The company went bankrupt two years later during the Great Depression, and the ship cracked at the midsection during a winter storm. The State of California purchased the ship, and she was stripped of her fittings and left as a fishing pier. She was a popular site for recreational fishing, but eventually she deteriorated to the point where she was unsafe for this purpose, and she was closed to the public in 1950. Following an attempt at restoration in the 1980s, she reopened for fishing for a few years, then closed again. The fishing pier opened to foot traffic once again in the summer of 2016, but later closed for repairs.

Nicknamed the "Cement Ship," Palo Alto today remains at Seacliff Beach and serves as an artificial reef for marine life. Pelicans and other seabirds perch on the wreck, sea perch and other fish feed on algae that grows in the shelter of the wreck, and sea lions and other marine mammals visit the wreck to feed on the fish.

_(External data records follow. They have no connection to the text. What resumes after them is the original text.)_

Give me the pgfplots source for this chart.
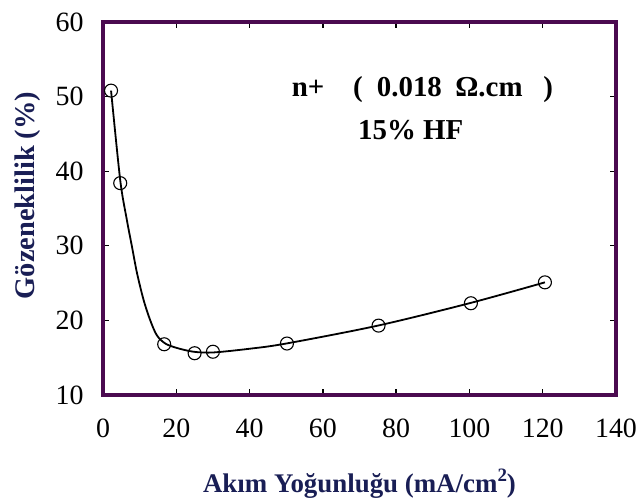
\documentclass[border=0pt]{standalone}
\usepackage{fontspec}
\setmainfont{Liberation Serif}
\usepackage{pgfplots}
\pgfplotsset{compat=1.18}
\definecolor{framec}{RGB}{75,10,80}
\definecolor{labc}{RGB}{25,30,85}
\begin{document}
\begin{tikzpicture}[x=1bp,y=1bp]
\path[use as bounding box] (-103,-107) rectangle (541,395);
\begin{axis}[
  at={(0,0)}, anchor=south west,
  scale only axis, width=513bp, height=373bp,
  xmin=0, xmax=140, ymin=10, ymax=60,
  xtick={0,20,...,140}, ytick={10,20,...,60},
  axis line style={framec, line width=4bp},
  tick style={black, line width=1.3bp},
  major tick length=6bp, tick align=inside,
  /pgf/number format/assume math mode=true,
  ticklabel style={font=\fontsize{28}{30}\selectfont},
  xticklabel style={yshift=-20bp},
  yticklabel style={xshift=-16bp},
  every axis x label/.style={at={(axis description cs:0.5,0)}, anchor=base, yshift=-97bp},
  every axis y label/.style={at={(axis description cs:-0.1326,0.535)}, anchor=base, rotate=90},
  xlabel={\color{labc}\bfseries\fontsize{27}{30}\selectfont Akım Yoğunluğu (mA/cm\raisebox{0.38em}{\fontsize{19}{19}\selectfont 2})},
  ylabel={\color{labc}\bfseries\fontsize{28.5}{30}\selectfont Gözeneklilik (\%)},
  clip=false,
]
\addplot[black, line width=1.8bp, smooth, tension=0.5] coordinates {
  (2.2,50.8) (4.7,38.8) (6.5,33.5) (7.9,29.9) (9.3,26.3) (11.1,22.7) (12.9,20.0) (14.7,18.0)
  (17.0,16.9) (20.2,16.3) (24.7,15.8) (30,15.7) (40,16.2) (50,16.9) (75,19.3) (100,22.3) (120.6,25.1)
};
\addplot[only marks, mark=o, mark size=6.5bp, mark options={black, line width=1.1bp}] coordinates {
  (2.2,50.8) (4.7,38.4) (16.7,16.8) (25,15.6) (30,15.8) (50.2,16.9) (75.2,19.3) (100.4,22.3) (120.6,25.1)
};
\node[anchor=base west, font=\bfseries\fontsize{29}{30}\selectfont, inner sep=0pt] at (axis cs:51.5,50.0) {n+};
\node[anchor=base west, font=\bfseries\fontsize{29}{30}\selectfont, inner sep=0pt] at (axis cs:68.2,50.0) {(};
\node[anchor=base west, font=\bfseries\fontsize{29}{30}\selectfont, inner sep=0pt] at (axis cs:74.7,50.0) {0.018};
\node[anchor=base west, font=\bfseries\fontsize{29}{30}\selectfont, inner sep=0pt] at (axis cs:96.1,50.0) {Ω.cm};
\node[anchor=base west, font=\bfseries\fontsize{29}{30}\selectfont, inner sep=0pt] at (axis cs:120.1,50.0) {)};
\node[anchor=base west, font=\bfseries\fontsize{29}{30}\selectfont, inner sep=0pt] at (axis cs:69.6,44.2) {15\%\ HF};
\end{axis}
\end{tikzpicture}
\end{document}
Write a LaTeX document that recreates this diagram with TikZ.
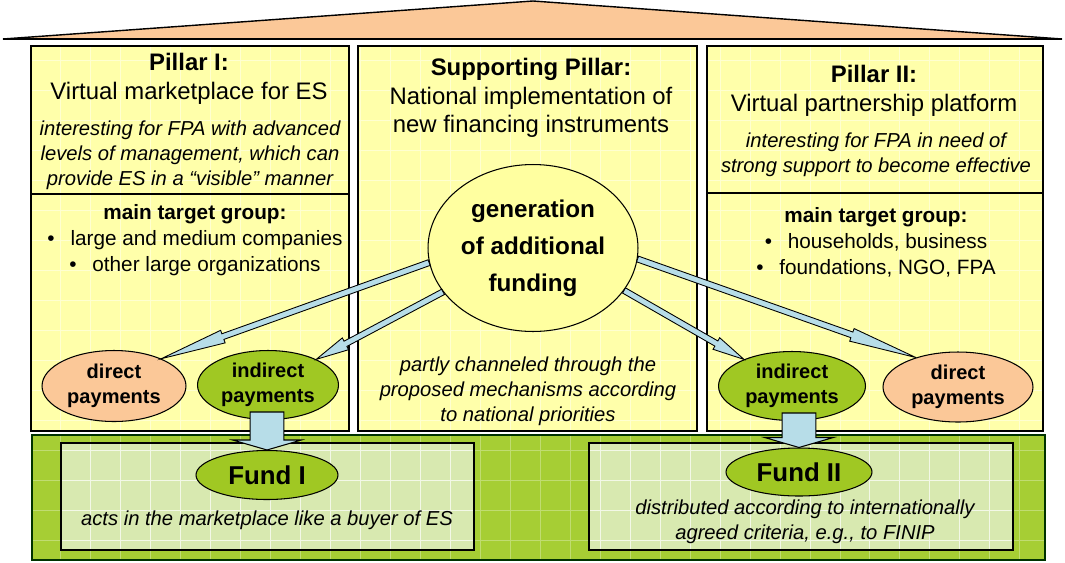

In the spring of 2005, oil found on wildlife nearly two years earlier, killing dozens of seabirds, was traced back to the ship, whose fuel tanks had cracked and were leaking fuel oil. In September 2006, a clean-up project was started that cost an estimated $1.7 million, approximately the cost of the original construction of the ship in 1919. No oil is known to have spilled directly into the ocean, but wildlife experts believe that birds came into contact with oil by entering the ship's cracked hull while diving underwater for fish; during the clean-up, workers pumped 500 U.S. gallons (416 Imperial gallons; 1,893 liters) of oil from the ship and discovered the carcasses of 200 more birds and two harbor seals inside the wreck.

The ship continued to deteriorate after the clean-up. While she had over the decades been broken into four roughly segmented pieces, winter storms in February 2016 pushed the wreck onto its starboard side and broke its rear half open. On January 21, 2017, another winter storm tore the stern off the ship.